Ils ont lâché la truelle pour investir les ruelles. 7 000 maçons ont battu le pavé à Lausanne, en Suisse romande, ce mardi 4 novembre, à l’appel du syndicat l’Unia. « Pas de maçons, pas de maison ! » ont-ils clamé entre deux coups de sifflet ou de vuvuzela, leur casquette floquée « grève » vissée sur la tête. La veille de ce cortège unitaire, autant de travailleurs du bâtiment avaient déjà débrayé à Genève, Fribourg ou La Chaux-de-Fonds. Ces manifestations faisaient suite à celles du vendredi précédent dans le canton du Tessin, en Suisse italienne. Selon le syndicat, jusqu’à 80 % des chantiers étaient bloqués dans certaines régions. « Une grosse partie des chantiers de l’Arc lémanique est à l’arrêt. La mobilisation est plus importante qu’en 2022 », s’est réjoui Pietro Carrobio, responsable du secteur construction d’Unia Vaud, auprès de la Radio Télévision Suisse (RTS)

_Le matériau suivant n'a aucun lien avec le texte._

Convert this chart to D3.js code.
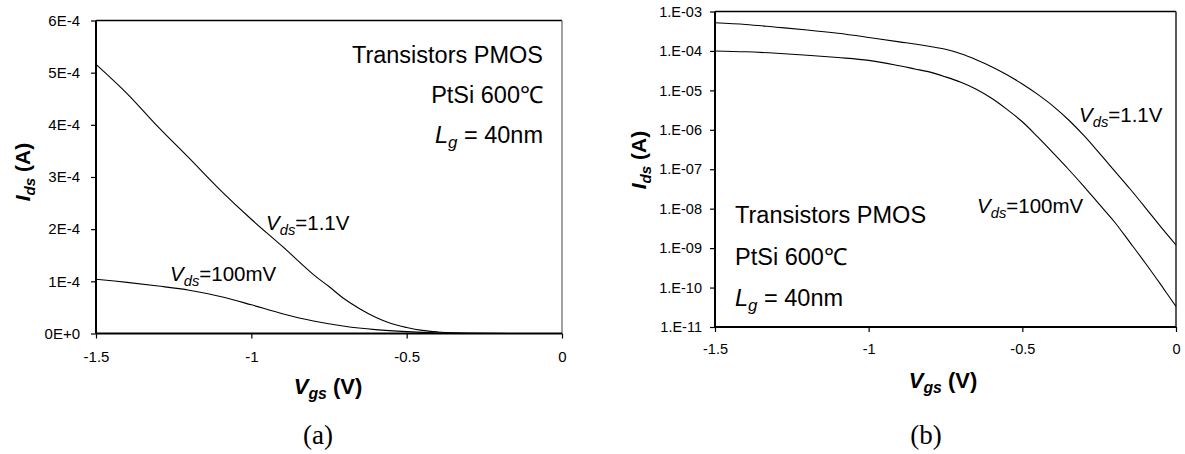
<!DOCTYPE html>
<html>
<head>
<meta charset="utf-8">
<script src="https://cdn.jsdelivr.net/npm/d3@7/dist/d3.min.js"></script>
<style>
  html, body { margin: 0; padding: 0; background: #fff; }
  svg { display: block; }
</style>
</head>
<body>
<svg id="chart" width="1185" height="454" font-family="Liberation Sans, Arial, sans-serif"></svg>
<script>
// ---------- data ----------
// (a) linear plot, Ids in units of 1E-4 A
const vgsLin = [-1.5, -1.4, -1.3, -1.2, -1.1, -1.0, -0.9, -0.8, -0.75, -0.7, -0.65, -0.6, -0.55, -0.5, -0.45, -0.4, -0.35, -0.3, 0];
const idsLinHigh = [5.16, 4.60, 3.96, 3.36, 2.75, 2.19, 1.67, 1.13, 0.90, 0.66, 0.47, 0.31, 0.19, 0.115, 0.06, 0.03, 0.012, 0.004, 0];
const vgsLinLow = [-1.5, -1.4, -1.3, -1.2, -1.1, -1.0, -0.9, -0.8, -0.7, -0.6, -0.5, -0.4, -0.3, 0];
const idsLinLow = [1.04, 0.98, 0.91, 0.83, 0.71, 0.55, 0.38, 0.24, 0.14, 0.075, 0.035, 0.01, 0.003, 0];
const linYTicks = [0, 1, 2, 3, 4, 5, 6];
const linYLabels = ["0E+0", "1E-4", "2E-4", "3E-4", "4E-4", "5E-4", "6E-4"];

// (b) log plot, Ids in A
const vgsLog = [-1.5, -1.4, -1.3, -1.2, -1.1, -1.0, -0.9, -0.85, -0.8, -0.75, -0.7, -0.65, -0.6, -0.55, -0.5, -0.45, -0.4, -0.35, -0.3, -0.25, -0.2, -0.15, -0.1, -0.05, 0];
const idsLogHigh = [5.2e-4, 4.7e-4, 4.0e-4, 3.4e-4, 2.8e-4, 2.2e-4, 1.7e-4, 1.5e-4, 1.3e-4, 1.1e-4, 8.5e-5, 6.0e-5, 4.0e-5, 2.5e-5, 1.45e-5, 7.9e-6, 4.0e-6, 1.8e-6, 7.2e-7, 2.6e-7, 9.1e-8, 3.2e-8, 1.07e-8, 3.5e-9, 1.2e-9];
const idsLogLow = [1.0e-4, 9.5e-5, 8.7e-5, 7.8e-5, 6.8e-5, 5.75e-5, 4.2e-5, 3.5e-5, 2.9e-5, 2.2e-5, 1.6e-5, 1.07e-5, 6.3e-6, 3.3e-6, 1.6e-6, 6.6e-7, 2.6e-7, 1.0e-7, 3.7e-8, 1.3e-8, 4.6e-9, 1.4e-9, 4.2e-10, 1.2e-10, 3.3e-11];
const logYTicks = [1e-3, 1e-4, 1e-5, 1e-6, 1e-7, 1e-8, 1e-9, 1e-10, 1e-11];
const logYLabels = ["1.E-03", "1.E-04", "1.E-05", "1.E-06", "1.E-07", "1.E-08", "1.E-09", "1.E-10", "1.E-11"];

const xTicks = [-1.5, -1, -0.5, 0];
const xLabels = ["-1.5", "-1", "-0.5", "0"];

const seriesNames = ["100mV", "1.1V"];
const annotLines = ["Transistors PMOS", "PtSi 600\u2103"];

// ---------- drawing ----------
const FONT = "Liberation Sans, Arial, sans-serif";
const svg = d3.select("#chart");
svg.append("rect").attr("width", 1185).attr("height", 454).attr("fill", "#fff");

function drawFrame(g, x, y, yTickVals, yTickLabels, logScale) {
  const [x0, x1] = x.range();
  const [yb, yt] = y.range();
  g.append("line").attr("x1", x0).attr("x2", x1).attr("y1", yt).attr("y2", yt).attr("stroke", "#000").attr("stroke-width", 1.3);
  g.append("line").attr("x1", x1).attr("x2", x1).attr("y1", yt).attr("y2", yb).attr("stroke", logScale ? "#000" : "#444").attr("stroke-width", logScale ? 1.3 : 1);

  const yAxis = d3.axisLeft(y).tickValues(yTickVals).tickSize(5).tickPadding(logScale ? 8 : 11)
    .tickFormat((d, i) => yTickLabels[i]);
  const ga = g.append("g").attr("transform", `translate(${x0},0)`).call(yAxis);
  const xAxis = d3.axisBottom(x).tickValues(xTicks).tickSize(5).tickPadding(logScale ? 12 : 13)
    .tickFormat((d, i) => xLabels[i]);
  const gb = g.append("g").attr("transform", `translate(0,${yb})`).call(xAxis);
  [ga, gb].forEach(a => {
    a.attr("font-family", FONT).attr("font-size", logScale ? 14.5 : 15);
    a.select(".domain").attr("stroke", "#000").attr("stroke-width", 2);
    a.selectAll(".tick line").attr("stroke", "#000").attr("stroke-width", 1.2);
    a.selectAll("text").attr("fill", "#000");
  });
  ga.select(".domain").attr("d", `M0,${yt}V${yb}`);
  gb.select(".domain").attr("d", `M${x0},0H${x1}`);
}

function subLabel(g, x, y, main, sub, rest, size, anchor, bold) {
  const t = g.append("text").attr("x", x).attr("y", y).attr("font-size", size)
    .attr("text-anchor", anchor || "start").attr("fill", "#000");
  if (bold) t.attr("font-weight", "bold");
  t.append("tspan").attr("font-style", "italic").text(main);
  t.append("tspan").attr("font-style", "italic").attr("font-size", size * 0.72).attr("dy", size * 0.22).text(sub);
  t.append("tspan").attr("dy", -size * 0.22).text(rest);
  return t;
}

function axisTitles(g, cx, cyBottom, lx, ly) {
  subLabel(g, cx, cyBottom, "V", "gs", " (V)", 22, "middle", true);
  const gy = g.append("g").attr("transform", `translate(${lx},${ly}) rotate(-90)`);
  subLabel(gy, 0, 0, "I", "ds", " (A)", 21, "middle", true);
}

const line = (x, y) => d3.line().x(d => x(d[0])).y(d => y(d[1])).curve(d3.curveCatmullRom.alpha(0.5));

// ---- (a) linear ----
const xa = d3.scaleLinear().domain([-1.5, 0]).range([96, 562]);
const ya = d3.scaleLinear().domain([0, 6]).range([333.5, 20.5]);
const ga = svg.append("g");
drawFrame(ga, xa, ya, linYTicks, linYLabels, false);
ga.append("path").datum(d3.zip(vgsLin, idsLinHigh)).attr("d", line(xa, ya))
  .attr("fill", "none").attr("stroke", "#000").attr("stroke-width", 1.1);
ga.append("path").datum(d3.zip(vgsLinLow, idsLinLow)).attr("d", line(xa, ya))
  .attr("fill", "none").attr("stroke", "#000").attr("stroke-width", 1.1);
ga.append("text").attr("x", 543).attr("y", 63).attr("font-size", 23.5).attr("text-anchor", "end").text(annotLines[0]);
ga.append("text").attr("x", 543).attr("y", 103).attr("font-size", 23.5).attr("text-anchor", "end").text(annotLines[1]);
subLabel(ga, 543, 143, "L", "g", " = 40nm", 23.5, "end");
subLabel(ga, 266, 230, "V", "ds", "=" + seriesNames[1], 20.5);
subLabel(ga, 170, 281, "V", "ds", "=" + seriesNames[0], 20.5);
axisTitles(ga, 328, 394, 30, 172);
ga.append("text").attr("x", 318).attr("y", 444).attr("font-size", 27).attr("text-anchor", "middle")
  .attr("font-family", "Liberation Serif, Times New Roman, serif").text("(a)");

// ---- (b) log ----
const xb = d3.scaleLinear().domain([-1.5, 0]).range([715, 1176]);
const yb = d3.scaleLog().domain([1e-11, 1e-3]).range([327, 11.5]);
const gbb = svg.append("g");
drawFrame(gbb, xb, yb, logYTicks, logYLabels, true);
gbb.append("path").datum(d3.zip(vgsLog, idsLogHigh)).attr("d", line(xb, yb))
  .attr("fill", "none").attr("stroke", "#000").attr("stroke-width", 1.1);
gbb.append("path").datum(d3.zip(vgsLog, idsLogLow)).attr("d", line(xb, yb))
  .attr("fill", "none").attr("stroke", "#000").attr("stroke-width", 1.1);
gbb.append("text").attr("x", 735).attr("y", 223).attr("font-size", 23.5).text(annotLines[0]);
gbb.append("text").attr("x", 735).attr("y", 265).attr("font-size", 23.5).text(annotLines[1]);
subLabel(gbb, 735, 306, "L", "g", " = 40nm", 23.5, "start");
subLabel(gbb, 1079, 122, "V", "ds", "=" + seriesNames[1], 20.5);
subLabel(gbb, 977, 213, "V", "ds", "=" + seriesNames[0], 20.5);
axisTitles(gbb, 943, 388, 646, 160);
gbb.append("text").attr("x", 926).attr("y", 444).attr("font-size", 27).attr("text-anchor", "middle")
  .attr("font-family", "Liberation Serif, Times New Roman, serif").text("(b)");
</script>
</body>
</html>
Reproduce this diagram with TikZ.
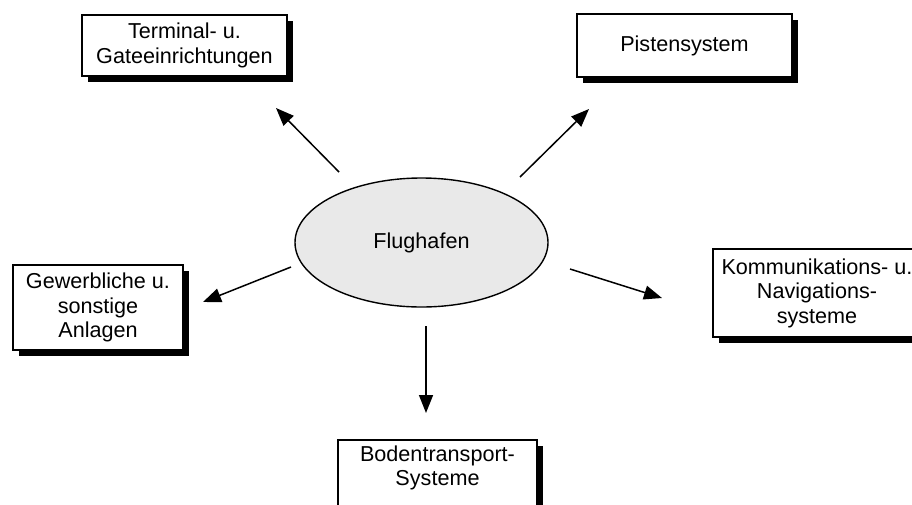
\documentclass[tikz,border=0pt]{standalone}
\usepackage{fontspec}
\setmainfont{Liberation Sans}
\usetikzlibrary{arrows.meta,shapes.geometric,shadows}
\begin{document}
\begin{tikzpicture}[x=1pt,y=-1pt,
  every node/.style={font=\fontsize{21.6}{24.5}\selectfont},
  card/.style={rectangle, draw=black, line width=1.4pt, fill=white,
    inner sep=0pt, align=center,
    drop shadow={shadow xshift=6pt, shadow yshift=-6pt, opacity=1, fill=black}},
  hub/.style={ellipse, draw=black, line width=1.4pt, fill=gray!17, inner sep=0pt},
  plain/.style={inner sep=0pt, align=center},
  arr/.style={line width=1.5pt, -{Triangle[length=18pt, width=14pt]}}
]
\useasboundingbox (0,0) rectangle (912,504);

% central node
\node[hub, minimum width=253pt, minimum height=129pt] (flug) at (421.5,242.5) {Flughafen};

% surrounding facility boxes
\node[card, minimum width=205pt, minimum height=61pt] (terminal) at (184.5,45.5)
  {Terminal- u.\\Gateeinrichtungen};
\node[card, minimum width=215pt, minimum height=63pt] (piste) at (684.5,45.5)
  {Pistensystem};
\node[card, minimum width=170pt, minimum height=85pt] (gewerbe) at (98,307.5)
  {Gewerbliche u.\\sonstige\\Anlagen};
\node[card, minimum width=208pt, minimum height=88pt] (kom) at (817,293)
  {Kommunikations- u.\\Navigations-\\systeme};
\node[card, minimum width=199pt, minimum height=100pt] (boden) at (437.5,490) {};
\node[plain] (bodentext) at (437.5,468) {Bodentransport-\\Systeme};

% arrow end points
\coordinate (s1) at (339,172);  \coordinate (e1) at (276,108);
\coordinate (s2) at (520,177);  \coordinate (e2) at (589,109);
\coordinate (s3) at (291,267);  \coordinate (e3) at (203,302);
\coordinate (s4) at (570,269);  \coordinate (e4) at (662,298);
\coordinate (s5) at (426,326);  \coordinate (e5) at (426,413);

\draw[arr] (s1) -- (e1);
\draw[arr] (s2) -- (e2);
\draw[arr] (s3) -- (e3);
\draw[arr] (s4) -- (e4);
\draw[arr] (s5) -- (e5);
\end{tikzpicture}
\end{document}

Depuis plusieurs mois, les négociations autour de la nouvelle convention collective nationale du secteur, qui couvre 80 000 travailleurs, sont au point mort, en raison de profonds désaccords entre directions et syndicats. « On nous donne les mêmes conditions que nos grands-pères », s’est indigné José Sebastiao, d’Unia Genève, auprès de la RTS. Les grévistes refusent de travailler plus de huit heures par jour, comme le proposent les employeurs du secteur, ou de rattraper le samedi matin les heures perdues à cause des intempéries.
« Les maçons méritent aussi de voir leurs enfants le soir après le travail », défendent les syndicats de cette profession déjà soumise à des journées « interminables » et « physiquement pénibles ». « Je pars à 5 h 30, je rentre vers 18 h, je mange avec ma famille et je vais au lit. Vous n’avez pas le temps pour autre chose », témoigne un ouvrier du bâtiment à un média suisse. Soumis à des cadences accrues, les as du ciment voient se multiplier les burn-out et les accidents du travail. A peu près un mort toutes les deux semaines, déplore François Clément, secrétaire régional du syndicat Unia à Fribourg. Les grévistes revendiquent le paiement de la pause-café matinale, l’inclusion dans le temps de travail de la totalité du trajet entre le dépôt et le chantier — qui peut durer jusqu’à deux heures —, ainsi qu’une meilleure rémunération.
De leur côté, les entreprises du BTP évoquent plutôt la nécessité d’« une plus grande souplesse » dans la gestion des salaires. Comprendre : jusqu’à 25 % de rémunération en moins pour les jeunes travailleurs pendant les cinq premières années suivant la fin de leur apprentissage, dénonce Unia. Réunis au sein de la Société suisse des entrepreneurs (SSE), les patrons du secteur se sont dits, par la voix de son vice-président, « surpris et déçus » par ces grèves précipitées, qui rompent selon eux l’accord de « paix sociale signée jusqu’au 31 décembre ». Certains chefs d’entreprises y voient « une instrumentalisation des maçons » dans ce qu’ils qualifient de « gesticulation syndicale ». Ces réprimandes patronales ne devraient toutefois pas empêcher de nouvelles mobilisations massives, prévues cette fois en Suisse alémanique, le 14 novembre, à Zurich.